The Light Rail is not operating north of the Camden Station nor south of the North Avenue Station due to the issues along Howard Street. MTA is providing a bus bridge between the stops. Though Howard Street is open north of Lombard, Light Rail trains can’t access the stations south of North Avenue because the trains can’t single-track along Howard Street, said Veronica Battisti, a spokesperson for the MTA.
“I think the Light Rail is going to be the longest effected out of everything,” McMillan said in addressing the litany of issues plaguing the intersection and surrounding area. “We have to have this entire surface basically addressed in terms of the fill and getting this resurfaced, but I think this is going to be a multi-week outage.”
The deteriorating situation began Monday afternoon when a water main break closed a portion of Howard Street. Shortly thereafter, a DOT employee performing work on one of the underground vaults at Pratt and Howard Streets was sent to Maryland Shock Trauma when the vault collapsed, causing the employee to fall. As of Wednesday morning, officials did not have an update on the employee’s condition.
A priority for Thursday is to create a bypass to divert potential flood waters away from the street as rain is in the forecast for Thursday.
According to Jeffrey Raymond, a spokesman for the Department of Public Works, the repair work is made more complicated by the density of vital infrastructure in the area. Not only are Howard and Pratt Streets major traffic thoroughfares, but the presence of the Light Rail above ground, the CSX tunnel underneath, and a maze of sewers, water mains, drainage, and electrical infrastructure below further complicates work.
“It’s just a reminder of everything that’s going on at this intersection,” said Raymond. “It doesn’t necessarily look like it, it looks like two roads intersecting, but underneath its a very complex scene with water mains, sewer mains, storm mains that all have to be addressed.”
Officials say that workers continue to work throughout to fix the congestion.
"The stormwater bypass is going to be installed overnight so that we're ready for the morning," said Raymond. "Every night we've had people working overnight to get work done literally around the clock."
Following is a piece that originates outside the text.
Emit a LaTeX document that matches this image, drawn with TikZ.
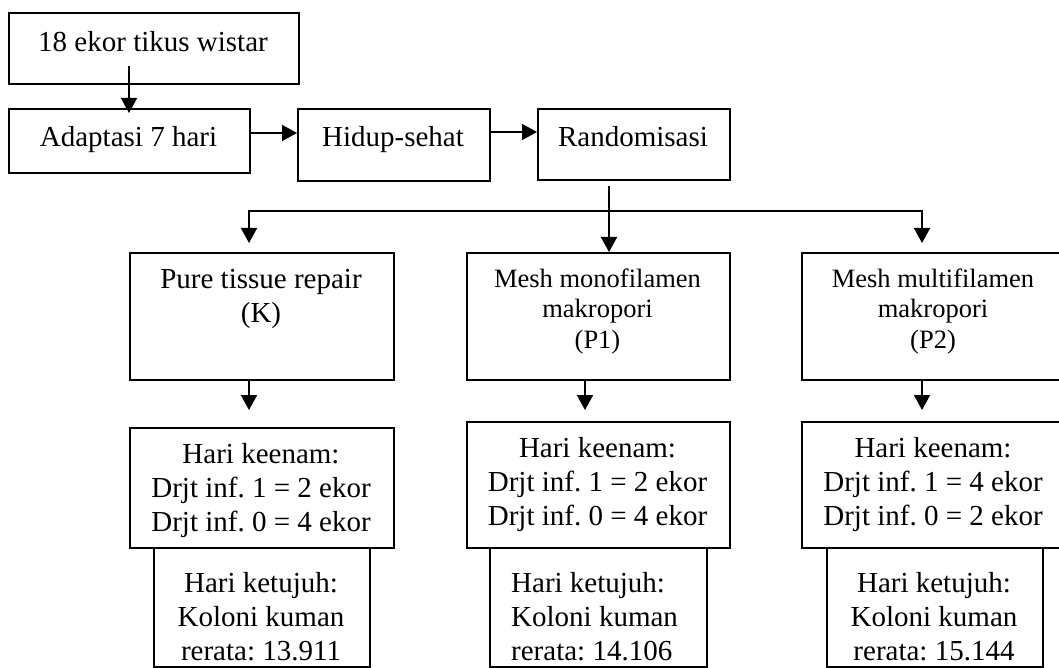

CSX crews have been working to remove debris and clean the area all day. CSX also released a statement on the water main break, stating that they have inspected tthe tracks and continued movement with limited traffic at a lower pace. Their full statement can be read below.
“CSX is working collaboratively with the City of Baltimore in response to the water main break in downtown near Howard and Pratt Streets that temporarily disrupted freight rail service. Company officials worked extensively with the Department of Public Works and Baltimore Emergency Management overnight as they began restoration work. CSX engineering crews completed track inspections and visual survey assessments in the tunnel to ensure safe rail operations. Currently, CSX is moving limited traffic through the Howard Street Tunnel and are working to restore normal train operations as soon as possible.”
At this time, all roads are expected to be closed on Thursday.